*DIRECTIVE*
Transcribe the material verbatim in full; the pictures do not belong in the copy.

-- START DATA SECTION --

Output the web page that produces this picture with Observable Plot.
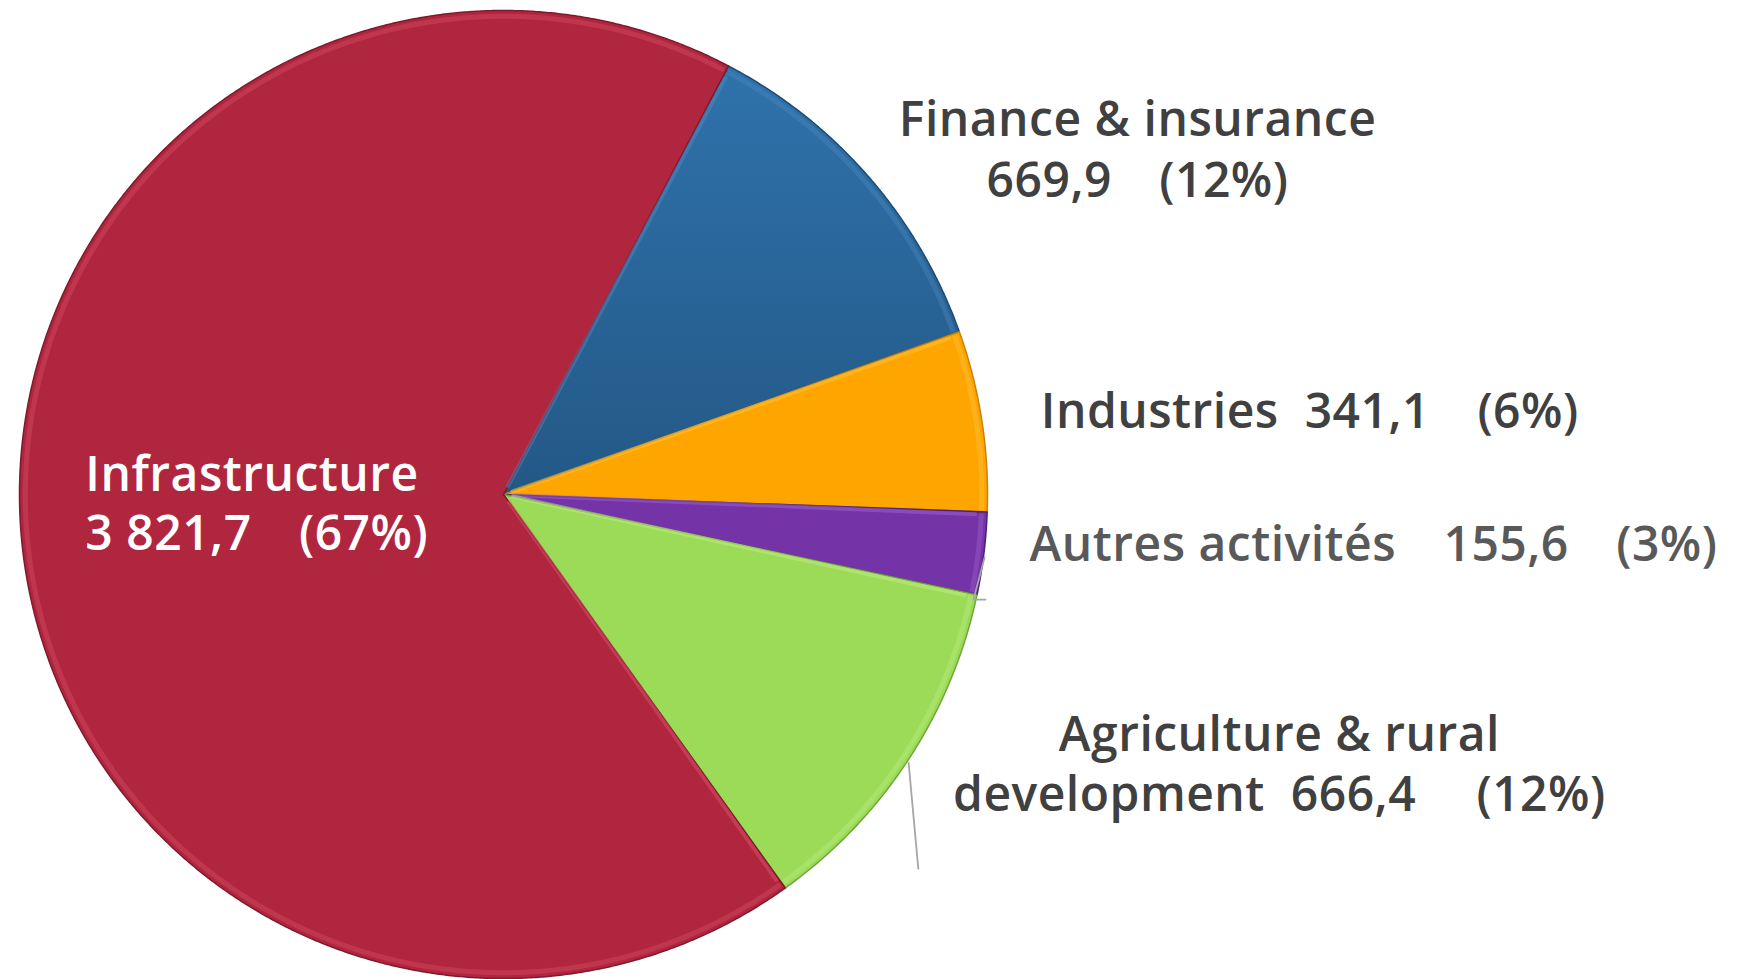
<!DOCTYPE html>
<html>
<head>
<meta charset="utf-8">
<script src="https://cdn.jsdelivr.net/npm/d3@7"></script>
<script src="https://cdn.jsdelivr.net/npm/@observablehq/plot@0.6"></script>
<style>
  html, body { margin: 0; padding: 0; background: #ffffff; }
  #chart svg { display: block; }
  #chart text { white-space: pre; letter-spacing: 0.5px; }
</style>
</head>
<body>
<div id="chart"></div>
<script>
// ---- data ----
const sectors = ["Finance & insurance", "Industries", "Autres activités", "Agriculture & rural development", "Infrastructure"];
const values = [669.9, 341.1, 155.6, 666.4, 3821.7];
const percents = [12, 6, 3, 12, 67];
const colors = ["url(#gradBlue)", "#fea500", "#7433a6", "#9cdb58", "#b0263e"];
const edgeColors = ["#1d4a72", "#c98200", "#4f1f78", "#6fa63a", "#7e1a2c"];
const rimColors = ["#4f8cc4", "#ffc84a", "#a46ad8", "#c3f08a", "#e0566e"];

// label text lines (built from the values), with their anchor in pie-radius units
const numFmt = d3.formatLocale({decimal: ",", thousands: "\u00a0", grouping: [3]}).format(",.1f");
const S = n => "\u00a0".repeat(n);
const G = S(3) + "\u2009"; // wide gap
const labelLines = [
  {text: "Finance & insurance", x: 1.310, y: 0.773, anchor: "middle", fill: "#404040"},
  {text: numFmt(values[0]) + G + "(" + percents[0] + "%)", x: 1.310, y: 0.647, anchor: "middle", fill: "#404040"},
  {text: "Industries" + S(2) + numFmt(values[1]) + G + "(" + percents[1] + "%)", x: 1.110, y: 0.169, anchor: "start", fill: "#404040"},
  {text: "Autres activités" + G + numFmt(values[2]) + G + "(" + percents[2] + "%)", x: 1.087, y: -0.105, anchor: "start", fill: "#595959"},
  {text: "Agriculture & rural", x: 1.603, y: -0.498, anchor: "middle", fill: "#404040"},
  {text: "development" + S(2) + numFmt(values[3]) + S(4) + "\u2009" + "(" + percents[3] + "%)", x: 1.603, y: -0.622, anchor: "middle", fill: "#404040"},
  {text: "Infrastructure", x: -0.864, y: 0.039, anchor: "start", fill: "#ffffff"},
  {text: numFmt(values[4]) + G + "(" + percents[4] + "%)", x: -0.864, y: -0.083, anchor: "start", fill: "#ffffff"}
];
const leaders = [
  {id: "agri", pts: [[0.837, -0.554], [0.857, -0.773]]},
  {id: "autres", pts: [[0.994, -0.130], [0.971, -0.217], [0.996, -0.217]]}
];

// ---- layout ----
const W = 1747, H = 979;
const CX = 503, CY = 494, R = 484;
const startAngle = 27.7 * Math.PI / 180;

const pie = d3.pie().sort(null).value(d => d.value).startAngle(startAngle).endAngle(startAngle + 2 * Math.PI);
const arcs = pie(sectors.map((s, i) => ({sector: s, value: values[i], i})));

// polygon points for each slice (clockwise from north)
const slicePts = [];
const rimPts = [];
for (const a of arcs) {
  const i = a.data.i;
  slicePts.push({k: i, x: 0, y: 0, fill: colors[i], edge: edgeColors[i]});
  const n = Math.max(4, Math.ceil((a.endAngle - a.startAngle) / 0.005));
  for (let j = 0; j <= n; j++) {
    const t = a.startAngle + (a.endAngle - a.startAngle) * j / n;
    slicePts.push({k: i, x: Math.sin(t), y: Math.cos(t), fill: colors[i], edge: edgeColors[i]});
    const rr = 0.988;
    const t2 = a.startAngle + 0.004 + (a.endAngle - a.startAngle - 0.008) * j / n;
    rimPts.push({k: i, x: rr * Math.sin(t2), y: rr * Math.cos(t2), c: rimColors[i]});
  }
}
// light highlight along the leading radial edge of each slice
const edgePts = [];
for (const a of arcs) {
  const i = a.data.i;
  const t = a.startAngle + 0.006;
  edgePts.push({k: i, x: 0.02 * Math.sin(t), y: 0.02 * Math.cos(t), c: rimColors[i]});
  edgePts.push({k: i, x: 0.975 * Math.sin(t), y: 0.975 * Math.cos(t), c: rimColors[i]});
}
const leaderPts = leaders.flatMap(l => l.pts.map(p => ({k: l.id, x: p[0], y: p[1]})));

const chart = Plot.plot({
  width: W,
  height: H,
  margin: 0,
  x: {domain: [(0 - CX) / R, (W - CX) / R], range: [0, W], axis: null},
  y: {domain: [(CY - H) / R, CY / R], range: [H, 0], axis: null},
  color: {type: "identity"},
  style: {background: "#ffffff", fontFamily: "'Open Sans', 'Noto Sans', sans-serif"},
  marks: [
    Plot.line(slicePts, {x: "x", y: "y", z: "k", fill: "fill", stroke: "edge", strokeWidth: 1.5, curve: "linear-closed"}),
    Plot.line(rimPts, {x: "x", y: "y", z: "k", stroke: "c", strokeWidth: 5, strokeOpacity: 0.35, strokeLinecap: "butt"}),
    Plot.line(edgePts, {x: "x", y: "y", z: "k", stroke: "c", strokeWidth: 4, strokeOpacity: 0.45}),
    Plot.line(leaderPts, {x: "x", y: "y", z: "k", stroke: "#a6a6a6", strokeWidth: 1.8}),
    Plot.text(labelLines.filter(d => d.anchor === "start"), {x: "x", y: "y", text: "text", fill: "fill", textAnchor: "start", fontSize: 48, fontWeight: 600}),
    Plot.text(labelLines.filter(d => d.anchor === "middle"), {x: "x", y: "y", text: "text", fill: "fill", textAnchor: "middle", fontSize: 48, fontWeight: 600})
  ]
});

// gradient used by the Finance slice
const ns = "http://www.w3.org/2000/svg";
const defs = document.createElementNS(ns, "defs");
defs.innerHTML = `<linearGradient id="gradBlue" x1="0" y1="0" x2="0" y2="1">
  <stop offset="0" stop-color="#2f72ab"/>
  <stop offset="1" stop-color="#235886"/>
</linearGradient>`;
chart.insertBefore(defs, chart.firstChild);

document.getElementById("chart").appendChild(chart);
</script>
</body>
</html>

-- END DATA SECTION --

*RESPONSE FOR THIS EXERCISE*
Output the web page that produces this picture with Observable Plot.
<!DOCTYPE html>
<html>
<head>
<meta charset="utf-8">
<script src="https://cdn.jsdelivr.net/npm/d3@7"></script>
<script src="https://cdn.jsdelivr.net/npm/@observablehq/plot@0.6"></script>
<style>
  html, body { margin: 0; padding: 0; background: #ffffff; }
  #chart svg { display: block; }
  #chart text { white-space: pre; letter-spacing: 0.5px; }
</style>
</head>
<body>
<div id="chart"></div>
<script>
// ---- data ----
const sectors = ["Finance & insurance", "Industries", "Autres activités", "Agriculture & rural development", "Infrastructure"];
const values = [669.9, 341.1, 155.6, 666.4, 3821.7];
const percents = [12, 6, 3, 12, 67];
const colors = ["url(#gradBlue)", "#fea500", "#7433a6", "#9cdb58", "#b0263e"];
const edgeColors = ["#1d4a72", "#c98200", "#4f1f78", "#6fa63a", "#7e1a2c"];
const rimColors = ["#4f8cc4", "#ffc84a", "#a46ad8", "#c3f08a", "#e0566e"];

// label text lines (built from the values), with their anchor in pie-radius units
const numFmt = d3.formatLocale({decimal: ",", thousands: "\u00a0", grouping: [3]}).format(",.1f");
const S = n => "\u00a0".repeat(n);
const G = S(3) + "\u2009"; // wide gap
const labelLines = [
  {text: "Finance & insurance", x: 1.310, y: 0.773, anchor: "middle", fill: "#404040"},
  {text: numFmt(values[0]) + G + "(" + percents[0] + "%)", x: 1.310, y: 0.647, anchor: "middle", fill: "#404040"},
  {text: "Industries" + S(2) + numFmt(values[1]) + G + "(" + percents[1] + "%)", x: 1.110, y: 0.169, anchor: "start", fill: "#404040"},
  {text: "Autres activités" + G + numFmt(values[2]) + G + "(" + percents[2] + "%)", x: 1.087, y: -0.105, anchor: "start", fill: "#595959"},
  {text: "Agriculture & rural", x: 1.603, y: -0.498, anchor: "middle", fill: "#404040"},
  {text: "development" + S(2) + numFmt(values[3]) + S(4) + "\u2009" + "(" + percents[3] + "%)", x: 1.603, y: -0.622, anchor: "middle", fill: "#404040"},
  {text: "Infrastructure", x: -0.864, y: 0.039, anchor: "start", fill: "#ffffff"},
  {text: numFmt(values[4]) + G + "(" + percents[4] + "%)", x: -0.864, y: -0.083, anchor: "start", fill: "#ffffff"}
];
const leaders = [
  {id: "agri", pts: [[0.837, -0.554], [0.857, -0.773]]},
  {id: "autres", pts: [[0.994, -0.130], [0.971, -0.217], [0.996, -0.217]]}
];

// ---- layout ----
const W = 1747, H = 979;
const CX = 503, CY = 494, R = 484;
const startAngle = 27.7 * Math.PI / 180;

const pie = d3.pie().sort(null).value(d => d.value).startAngle(startAngle).endAngle(startAngle + 2 * Math.PI);
const arcs = pie(sectors.map((s, i) => ({sector: s, value: values[i], i})));

// polygon points for each slice (clockwise from north)
const slicePts = [];
const rimPts = [];
for (const a of arcs) {
  const i = a.data.i;
  slicePts.push({k: i, x: 0, y: 0, fill: colors[i], edge: edgeColors[i]});
  const n = Math.max(4, Math.ceil((a.endAngle - a.startAngle) / 0.005));
  for (let j = 0; j <= n; j++) {
    const t = a.startAngle + (a.endAngle - a.startAngle) * j / n;
    slicePts.push({k: i, x: Math.sin(t), y: Math.cos(t), fill: colors[i], edge: edgeColors[i]});
    const rr = 0.988;
    const t2 = a.startAngle + 0.004 + (a.endAngle - a.startAngle - 0.008) * j / n;
    rimPts.push({k: i, x: rr * Math.sin(t2), y: rr * Math.cos(t2), c: rimColors[i]});
  }
}
// light highlight along the leading radial edge of each slice
const edgePts = [];
for (const a of arcs) {
  const i = a.data.i;
  const t = a.startAngle + 0.006;
  edgePts.push({k: i, x: 0.02 * Math.sin(t), y: 0.02 * Math.cos(t), c: rimColors[i]});
  edgePts.push({k: i, x: 0.975 * Math.sin(t), y: 0.975 * Math.cos(t), c: rimColors[i]});
}
const leaderPts = leaders.flatMap(l => l.pts.map(p => ({k: l.id, x: p[0], y: p[1]})));

const chart = Plot.plot({
  width: W,
  height: H,
  margin: 0,
  x: {domain: [(0 - CX) / R, (W - CX) / R], range: [0, W], axis: null},
  y: {domain: [(CY - H) / R, CY / R], range: [H, 0], axis: null},
  color: {type: "identity"},
  style: {background: "#ffffff", fontFamily: "'Open Sans', 'Noto Sans', sans-serif"},
  marks: [
    Plot.line(slicePts, {x: "x", y: "y", z: "k", fill: "fill", stroke: "edge", strokeWidth: 1.5, curve: "linear-closed"}),
    Plot.line(rimPts, {x: "x", y: "y", z: "k", stroke: "c", strokeWidth: 5, strokeOpacity: 0.35, strokeLinecap: "butt"}),
    Plot.line(edgePts, {x: "x", y: "y", z: "k", stroke: "c", strokeWidth: 4, strokeOpacity: 0.45}),
    Plot.line(leaderPts, {x: "x", y: "y", z: "k", stroke: "#a6a6a6", strokeWidth: 1.8}),
    Plot.text(labelLines.filter(d => d.anchor === "start"), {x: "x", y: "y", text: "text", fill: "fill", textAnchor: "start", fontSize: 48, fontWeight: 600}),
    Plot.text(labelLines.filter(d => d.anchor === "middle"), {x: "x", y: "y", text: "text", fill: "fill", textAnchor: "middle", fontSize: 48, fontWeight: 600})
  ]
});

// gradient used by the Finance slice
const ns = "http://www.w3.org/2000/svg";
const defs = document.createElementNS(ns, "defs");
defs.innerHTML = `<linearGradient id="gradBlue" x1="0" y1="0" x2="0" y2="1">
  <stop offset="0" stop-color="#2f72ab"/>
  <stop offset="1" stop-color="#235886"/>
</linearGradient>`;
chart.insertBefore(defs, chart.firstChild);

document.getElementById("chart").appendChild(chart);
</script>
</body>
</html>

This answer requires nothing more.